**WORK REQUIRED**
Quote the records below in full, exactly as given, with the images taken out.

— START SUPPLIED MATERIAL —

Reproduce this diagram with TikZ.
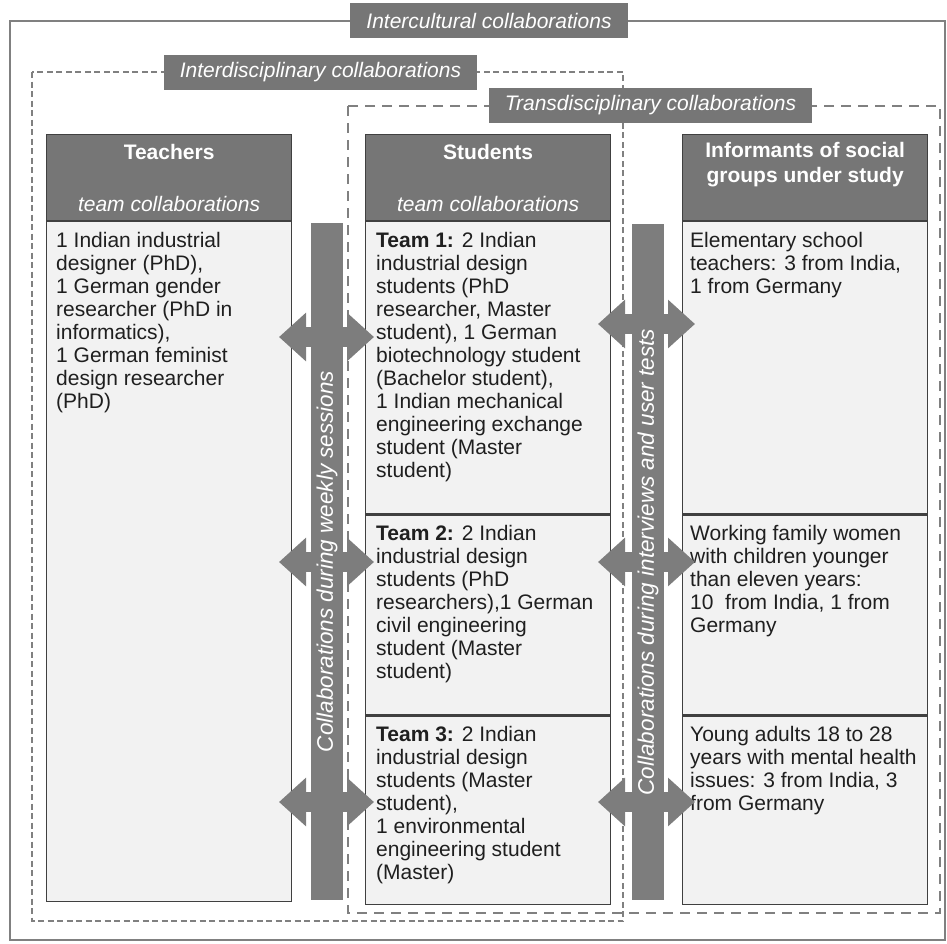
\documentclass[tikz,border=0pt]{standalone}
\usepackage{fontspec}
\setmainfont{Liberation Sans}
\usetikzlibrary{arrows.meta,calc}
\definecolor{hdgray}{RGB}{118,118,118}
\definecolor{bargray}{RGB}{125,125,125}
\definecolor{cellgray}{RGB}{242,242,242}
\definecolor{framegray}{RGB}{128,128,128}
\definecolor{edgegray}{RGB}{64,64,64}
\begin{document}
\begin{tikzpicture}[
                x=1pt, y=-1pt,
                every node/.style={font=\fontsize{21}{23}\selectfont, inner sep=0pt},
                tag/.style={fill=hdgray, text=white, font=\fontsize{21}{23}\selectfont\itshape, inner xsep=16pt, minimum height=35pt},
                headbox/.style={draw=edgegray, line width=1.2pt, fill=hdgray, anchor=north west, minimum width=245pt, minimum height=86pt},
                cellbox/.style={draw=edgegray, line width=1.2pt, fill=cellgray, anchor=north west, minimum width=245pt},
                celltext/.style={anchor=north west, align=left, text=black!88},
                headtext/.style={text=white, align=center},
                bar/.style={fill=bargray, text=white, rotate=90, minimum height=32pt, font=\fontsize{22.5}{26}\selectfont\itshape},
                link/.style={draw=bargray, line width=20pt, {Triangle[length=27pt,width=47pt]}-{Triangle[length=27pt,width=47pt]}}
            ]
                \useasboundingbox (0,0) rectangle (947,943);
                \draw[framegray, line width=1.6pt] (10,21) rectangle (945,940);
                \draw[framegray, line width=1.6pt, dash pattern=on 6pt off 3.5pt] (32,72) rectangle (623,921);
                \draw[framegray, line width=1.6pt, dash pattern=on 10pt off 7pt] (348,106) rectangle (940,913);
                \node[tag] (cult) at (489,20.5) {Intercultural collaborations};
                \node[tag] (inter) at (320.5,72) {Interdisciplinary collaborations};
                \node[tag] (trans) at (650.5,105) {Transdisciplinary collaborations};

                \node[headbox] (teach) at (46,134) {};
                \node[headbox] (stud) at (365,134) {};
                \node[headbox] (info) at (682,134) {};
                \node[headtext, font=\fontsize{21}{23}\selectfont\bfseries] (teachT) at ($(teach.north)+(0,18)$) {Teachers};
                \node[headtext, font=\fontsize{21}{23}\selectfont\itshape] (teachS) at ($(teach.south)+(0,-17)$) {team collaborations};
                \node[headtext, font=\fontsize{21}{23}\selectfont\bfseries] (studT) at ($(stud.north)+(0,18)$) {Students};
                \node[headtext, font=\fontsize{21}{23}\selectfont\itshape] (studS) at ($(stud.south)+(0,-17)$) {team collaborations};
                \node[headtext, font=\fontsize{21}{25}\selectfont\bfseries] (infoT) at ($(info.north)+(0,31)$) {Informants of social\\groups under study};

                \node[cellbox, minimum height=680pt] (tbody) at (teach.south west) {};
                \node[cellbox, minimum height=292pt] (team1) at (stud.south west) {};
                \node[cellbox, minimum height=200pt] (team2) at (team1.south west) {};
                \node[cellbox, minimum height=188pt] (team3) at (team2.south west) {};
                \node[cellbox, minimum height=292pt] (inf1) at (info.south west) {};
                \node[cellbox, minimum height=200pt] (inf2) at (inf1.south west) {};
                \node[cellbox, minimum height=188pt] (inf3) at (inf2.south west) {};

                \node[celltext] (tbodyT) at ($(tbody.north west)+(10,10)$) {\strut 1 Indian industrial\\designer (PhD),\\1 German gender\\researcher (PhD in\\informatics),\\1 German feminist\\design researcher\\(PhD)};
                \node[celltext] (team1T) at ($(team1.north west)+(11,10)$) {\strut\textbf{Team 1:} 2 Indian\\industrial design\\students (PhD\\researcher, Master\\student), 1 German\\biotechnology student\\(Bachelor student),\\1 Indian mechanical\\engineering exchange\\student (Master\\student)};
                \node[celltext] (team2T) at ($(team2.north west)+(11,10)$) {\strut\textbf{Team 2:} 2 Indian\\industrial design\\students (PhD\\researchers),1 German\\civil engineering\\student (Master\\student)};
                \node[celltext] (team3T) at ($(team3.north west)+(11,10)$) {\strut\textbf{Team 3:} 2 Indian\\industrial design\\students (Master\\student),\\1 environmental\\engineering student\\(Master)};
                \node[celltext] (inf1T) at ($(inf1.north west)+(8,10)$) {\strut Elementary school\\teachers: 3 from India,\\1 from Germany};
                \node[celltext] (inf2T) at ($(inf2.north west)+(8,10)$) {\strut Working family women\\with children younger\\than eleven years:\\10~ from India, 1 from\\Germany};
                \node[celltext] (inf3T) at ($(inf3.north west)+(8,10)$) {\strut Young adults 18 to 28\\years with mental health\\issues: 3 from India, 3\\from Germany};

                \foreach \n/\yl/\yr in {1/337/324, 2/562/562, 3/802/802} {
                    \coordinate (wl\n) at (279,\yl);
                    \coordinate (wr\n) at (374,\yl);
                    \coordinate (il\n) at (598,\yr);
                    \coordinate (ir\n) at (695,\yr);
                    \draw[link] (wl\n) -- (wr\n);
                    \draw[link] (il\n) -- (ir\n);
                }

                \node[bar, minimum width=677pt] (weekly) at (327,561.5) {Collaborations during weekly sessions};
                \node[bar, minimum width=676pt] (tests) at (648,562) {Collaborations during interviews and user tests};
            \end{tikzpicture}
\end{document}
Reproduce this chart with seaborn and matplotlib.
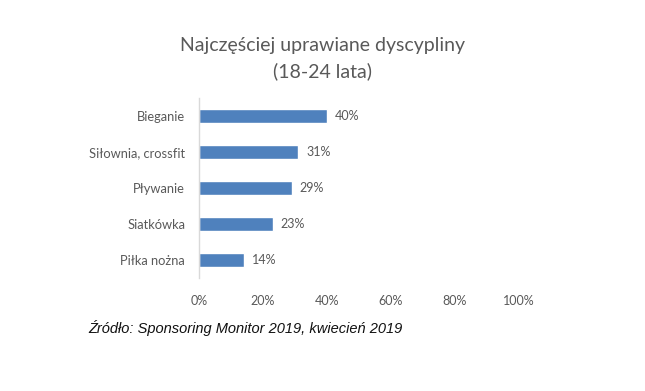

— END SUPPLIED MATERIAL —

**RESPONSE**
Reproduce this diagram with TikZ.
\documentclass[tikz,border=0pt]{standalone}
\usepackage{fontspec}
\setmainfont{Liberation Sans}
\usetikzlibrary{arrows.meta,calc}
\definecolor{hdgray}{RGB}{118,118,118}
\definecolor{bargray}{RGB}{125,125,125}
\definecolor{cellgray}{RGB}{242,242,242}
\definecolor{framegray}{RGB}{128,128,128}
\definecolor{edgegray}{RGB}{64,64,64}
\begin{document}
\begin{tikzpicture}[
                x=1pt, y=-1pt,
                every node/.style={font=\fontsize{21}{23}\selectfont, inner sep=0pt},
                tag/.style={fill=hdgray, text=white, font=\fontsize{21}{23}\selectfont\itshape, inner xsep=16pt, minimum height=35pt},
                headbox/.style={draw=edgegray, line width=1.2pt, fill=hdgray, anchor=north west, minimum width=245pt, minimum height=86pt},
                cellbox/.style={draw=edgegray, line width=1.2pt, fill=cellgray, anchor=north west, minimum width=245pt},
                celltext/.style={anchor=north west, align=left, text=black!88},
                headtext/.style={text=white, align=center},
                bar/.style={fill=bargray, text=white, rotate=90, minimum height=32pt, font=\fontsize{22.5}{26}\selectfont\itshape},
                link/.style={draw=bargray, line width=20pt, {Triangle[length=27pt,width=47pt]}-{Triangle[length=27pt,width=47pt]}}
            ]
                \useasboundingbox (0,0) rectangle (947,943);
                \draw[framegray, line width=1.6pt] (10,21) rectangle (945,940);
                \draw[framegray, line width=1.6pt, dash pattern=on 6pt off 3.5pt] (32,72) rectangle (623,921);
                \draw[framegray, line width=1.6pt, dash pattern=on 10pt off 7pt] (348,106) rectangle (940,913);
                \node[tag] (cult) at (489,20.5) {Intercultural collaborations};
                \node[tag] (inter) at (320.5,72) {Interdisciplinary collaborations};
                \node[tag] (trans) at (650.5,105) {Transdisciplinary collaborations};

                \node[headbox] (teach) at (46,134) {};
                \node[headbox] (stud) at (365,134) {};
                \node[headbox] (info) at (682,134) {};
                \node[headtext, font=\fontsize{21}{23}\selectfont\bfseries] (teachT) at ($(teach.north)+(0,18)$) {Teachers};
                \node[headtext, font=\fontsize{21}{23}\selectfont\itshape] (teachS) at ($(teach.south)+(0,-17)$) {team collaborations};
                \node[headtext, font=\fontsize{21}{23}\selectfont\bfseries] (studT) at ($(stud.north)+(0,18)$) {Students};
                \node[headtext, font=\fontsize{21}{23}\selectfont\itshape] (studS) at ($(stud.south)+(0,-17)$) {team collaborations};
                \node[headtext, font=\fontsize{21}{25}\selectfont\bfseries] (infoT) at ($(info.north)+(0,31)$) {Informants of social\\groups under study};

                \node[cellbox, minimum height=680pt] (tbody) at (teach.south west) {};
                \node[cellbox, minimum height=292pt] (team1) at (stud.south west) {};
                \node[cellbox, minimum height=200pt] (team2) at (team1.south west) {};
                \node[cellbox, minimum height=188pt] (team3) at (team2.south west) {};
                \node[cellbox, minimum height=292pt] (inf1) at (info.south west) {};
                \node[cellbox, minimum height=200pt] (inf2) at (inf1.south west) {};
                \node[cellbox, minimum height=188pt] (inf3) at (inf2.south west) {};

                \node[celltext] (tbodyT) at ($(tbody.north west)+(10,10)$) {\strut 1 Indian industrial\\designer (PhD),\\1 German gender\\researcher (PhD in\\informatics),\\1 German feminist\\design researcher\\(PhD)};
                \node[celltext] (team1T) at ($(team1.north west)+(11,10)$) {\strut\textbf{Team 1:} 2 Indian\\industrial design\\students (PhD\\researcher, Master\\student), 1 German\\biotechnology student\\(Bachelor student),\\1 Indian mechanical\\engineering exchange\\student (Master\\student)};
                \node[celltext] (team2T) at ($(team2.north west)+(11,10)$) {\strut\textbf{Team 2:} 2 Indian\\industrial design\\students (PhD\\researchers),1 German\\civil engineering\\student (Master\\student)};
                \node[celltext] (team3T) at ($(team3.north west)+(11,10)$) {\strut\textbf{Team 3:} 2 Indian\\industrial design\\students (Master\\student),\\1 environmental\\engineering student\\(Master)};
                \node[celltext] (inf1T) at ($(inf1.north west)+(8,10)$) {\strut Elementary school\\teachers: 3 from India,\\1 from Germany};
                \node[celltext] (inf2T) at ($(inf2.north west)+(8,10)$) {\strut Working family women\\with children younger\\than eleven years:\\10~ from India, 1 from\\Germany};
                \node[celltext] (inf3T) at ($(inf3.north west)+(8,10)$) {\strut Young adults 18 to 28\\years with mental health\\issues: 3 from India, 3\\from Germany};

                \foreach \n/\yl/\yr in {1/337/324, 2/562/562, 3/802/802} {
                    \coordinate (wl\n) at (279,\yl);
                    \coordinate (wr\n) at (374,\yl);
                    \coordinate (il\n) at (598,\yr);
                    \coordinate (ir\n) at (695,\yr);
                    \draw[link] (wl\n) -- (wr\n);
                    \draw[link] (il\n) -- (ir\n);
                }

                \node[bar, minimum width=677pt] (weekly) at (327,561.5) {Collaborations during weekly sessions};
                \node[bar, minimum width=676pt] (tests) at (648,562) {Collaborations during interviews and user tests};
            \end{tikzpicture}
\end{document}
Reproduce this chart with seaborn and matplotlib.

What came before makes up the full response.